La question qui fâche
Mes données m’appartiennent-elles ?
Aujourd’hui, nos données personnelles sont dans la nature, appropriées et revendues par les grands acteurs du numérique. Face à cette situation inique, les sociaux-démocrates inventent des droits et obligations, les socialistes proposent des schémas de taxe et redistribution, les nationalistes imaginent une souveraineté numérique... Il est important que les libéraux fassent aussi entendre leur voix en plaidant pour la propriété privée et la rémunération. Proudhon considérait la propriété comme ‘la plus grande force révolutionnaire qui existe’, en ce qu’elle confère à l’individu la souveraineté sur son domaine propre. Il n’y a pas de maîtrise sans possession. Ce droit fondamental doit s’étendre aux données, prélude d’une véritable propriété de soi sur soi.
L’idée d’établir la propriété de chacun sur ses données personnelles est une fausse bonne idée. Première idée fausse : cela poserait un problème aux géants du Web. C’est loin d’être certain. Une fois notre propriété établie, une clause des contrats qu’ils nous feront signer nous la fera céder pour bénéficier de services. Et pour eux, ce sera open bar. Autre idée fausse : nous serions assis sur un trésor. Le fait que les géants du Net tirent une manne considérable de nos données massivement, ne veut pas dire qu’elles ont une valeur individuellement et qu’ils sont prêts à payer pour ces données en réduisant leurs profits.
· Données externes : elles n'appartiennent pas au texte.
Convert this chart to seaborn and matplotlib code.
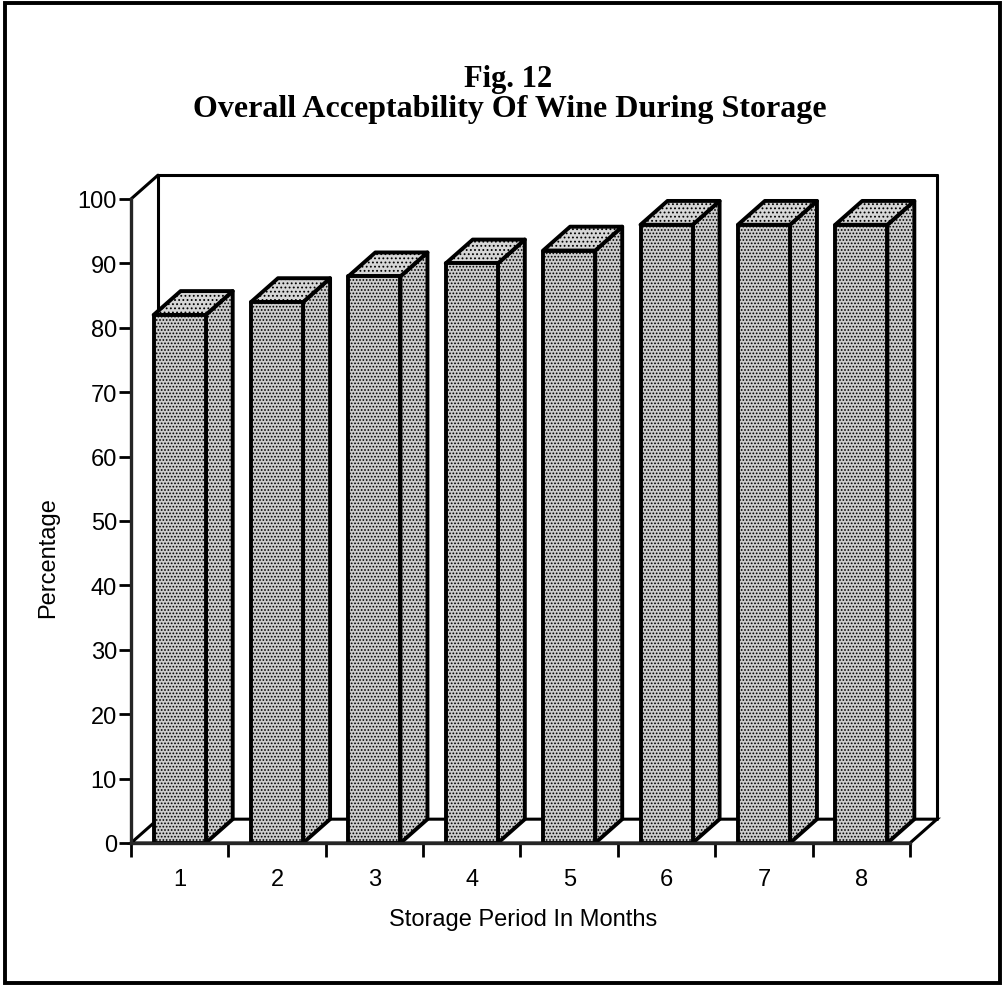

Ne rêvez pas : personne ne vous paiera une fortune pour dire que la soupe était bonne ou le lit un peu dur.
Cette approche ‘patrimoniale’ rompt avec nos convictions humanistes et personnalistes, dans lesquelles le droit de la protection est un droit fondamental, faisant écho à l’essence même de la dignité humaine : naturellement, ce droit n’est pas un droit marchand. Cette approche d’indisponibilité des données est un actif philosophique qu’il ne faut pas abandonner. Une fois que l’on a abandonné la propriété, on ne dispose plus de ses droits. J’ajoute qu’adopter une telle approche me semble à contre-cycle, voire démodée, au moment où l’on abandonne la propriété pour l’usage. C’est sur l’usage qu’il faut se polariser puisque les individus sont demandeurs de plus de maîtrise.
La vie privée étant toujours enchâssée dans la vie sociale, les données personnelles ne peuvent être assimilées à des ‘propriétés privées’, ni même être réduites à des ‘données privées’. Ce sont toujours des données ‘citoyennes’ et nous disposons, à ce titre, irréfragablement d’un droit à décider collectivement des conditions de leur utilisation. Nos usages numériques n’expriment pas une volonté d’exploitation ou de propriété sur ce monde; ils expriment d’abord (via les services connectés) la volonté du lien, d’un rapport au monde et aux autres, et ce sont ces liens qu’il importe de défendre.